> [WORK TO BE COMPLETED]: Begin at the first line of the data and copy each line through the one containing "const TEXT_COLOR = '#1a1a1a';", that line included, with no pictures.

> [COLLECTED MATERIAL]:
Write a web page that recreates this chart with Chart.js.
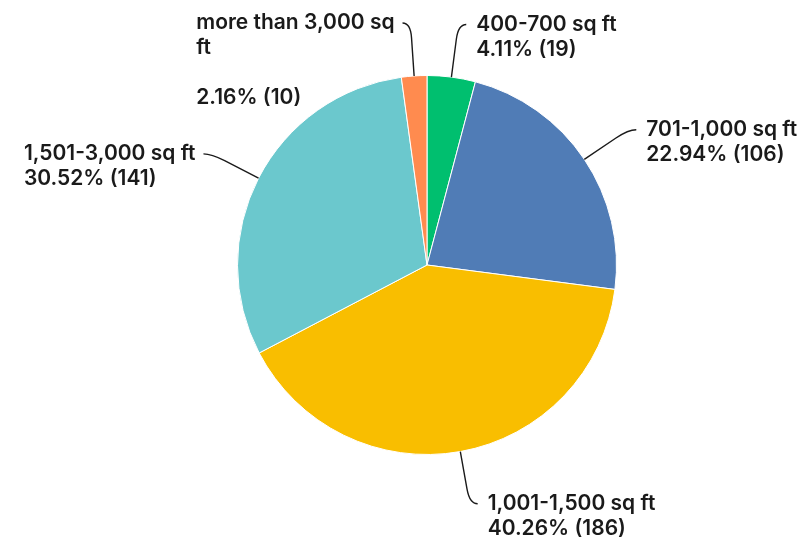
<!DOCTYPE html>
<html>
<head>
<meta charset="utf-8">
<script src="https://cdn.jsdelivr.net/npm/chart.js@4"></script>
<style>
  html, body { margin: 0; padding: 0; background: #fff; }
  #wrap { width: 806px; height: 544px; }
</style>
</head>
<body>
<div id="wrap"><canvas id="c" width="806" height="544"></canvas></div>
<script>
// Home size categories and respondent counts
const categories = ['400-700 sq ft', '701-1,000 sq ft', '1,001-1,500 sq ft', '1,501-3,000 sq ft', 'more than 3,000 sq ft'];
const counts = [19, 106, 186, 141, 10];
const colors = ['#00bf6f', '#507cb6', '#f9be00', '#6bc8cd', '#ff8b4f'];

const total = counts.reduce((a, b) => a + b, 0);
const FONT = '600 21px Inter, "Noto Sans", sans-serif';
const LINE_H = 25;
const TEXT_COLOR = '#1a1a1a';

// Break a category name into lines that fit maxWidth
function wrap(ctx, text, maxWidth) {
  const words = text.split(' ');
  const lines = [];
  let cur = '';
  for (const w of words) {
    const t = cur ? cur + ' ' + w : w;
    if (ctx.measureText(t).width > maxWidth && cur) { lines.push(cur); cur = w; }
    else cur = t;
  }
  if (cur) lines.push(cur);
  return lines;
}

// Callout labels with curved leader lines
const calloutPlugin = {
  id: 'callouts',
  afterDatasetsDraw(chart) {
    const ctx = chart.ctx;
    const meta = chart.getDatasetMeta(0);
    ctx.save();
    ctx.font = FONT;
    meta.data.forEach((arc, i) => {
      const { x, y, outerRadius, startAngle, endAngle } = arc.getProps(['x', 'y', 'outerRadius', 'startAngle', 'endAngle'], true);
      const mid = (startAngle + endAngle) / 2;
      const cos = Math.cos(mid), sin = Math.sin(mid);
      const right = cos >= 0;
      const p0 = { x: x + cos * outerRadius, y: y + sin * outerRadius };
      const elbowR = outerRadius + 53;
      const p1 = { x: x + cos * elbowR, y: y + sin * elbowR };
      const dir = right ? 1 : -1;
      const p2 = { x: p1.x + dir * 8, y: p1.y };
      const pre = { x: p0.x + (p1.x - p0.x) * 0.72, y: p0.y + (p1.y - p0.y) * 0.72 };

      ctx.beginPath();
      ctx.strokeStyle = '#1a1a1a';
      ctx.lineWidth = 1.4;
      ctx.moveTo(p0.x, p0.y);
      ctx.lineTo(pre.x, pre.y);
      ctx.quadraticCurveTo(p1.x, p1.y, p2.x, p2.y);
      ctx.stroke();

      const pct = (counts[i] / total * 100).toFixed(2) + '% (' + counts[i] + ')';
      const nameLines = wrap(ctx, categories[i], 212);
      const lines = nameLines.length > 1 ? nameLines.concat(['', pct]) : nameLines.concat([pct]);
      const widest = Math.max(...lines.map(l => ctx.measureText(l).width));
      const left = right ? p2.x + 10 : p2.x - 8 - widest;

      ctx.fillStyle = TEXT_COLOR;
      ctx.textAlign = 'left';
      ctx.textBaseline = 'middle';
      lines.forEach((l, k) => ctx.fillText(l, left, p1.y + k * LINE_H));
    });
    ctx.restore();
  }
};

new Chart(document.getElementById('c'), {
  type: 'pie',
  data: {
    labels: categories,
    datasets: [{
      data: counts,
      backgroundColor: colors,
      borderColor: '#ffffff',
      borderWidth: 1
    }]
  },
  options: {
    responsive: false,
    animation: false,
    layout: { padding: { top: 75, bottom: 89, left: 237, right: 189 } },
    plugins: {
      legend: { display: false },
      tooltip: { enabled: false }
    }
  },
  plugins: [calloutPlugin]
});
</script>
</body>
</html>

> [EXERCISE OUTPUT]:
Write a web page that recreates this chart with Chart.js.
<!DOCTYPE html>
<html>
<head>
<meta charset="utf-8">
<script src="https://cdn.jsdelivr.net/npm/chart.js@4"></script>
<style>
  html, body { margin: 0; padding: 0; background: #fff; }
  #wrap { width: 806px; height: 544px; }
</style>
</head>
<body>
<div id="wrap"><canvas id="c" width="806" height="544"></canvas></div>
<script>
// Home size categories and respondent counts
const categories = ['400-700 sq ft', '701-1,000 sq ft', '1,001-1,500 sq ft', '1,501-3,000 sq ft', 'more than 3,000 sq ft'];
const counts = [19, 106, 186, 141, 10];
const colors = ['#00bf6f', '#507cb6', '#f9be00', '#6bc8cd', '#ff8b4f'];

const total = counts.reduce((a, b) => a + b, 0);
const FONT = '600 21px Inter, "Noto Sans", sans-serif';
const LINE_H = 25;
const TEXT_COLOR = '#1a1a1a';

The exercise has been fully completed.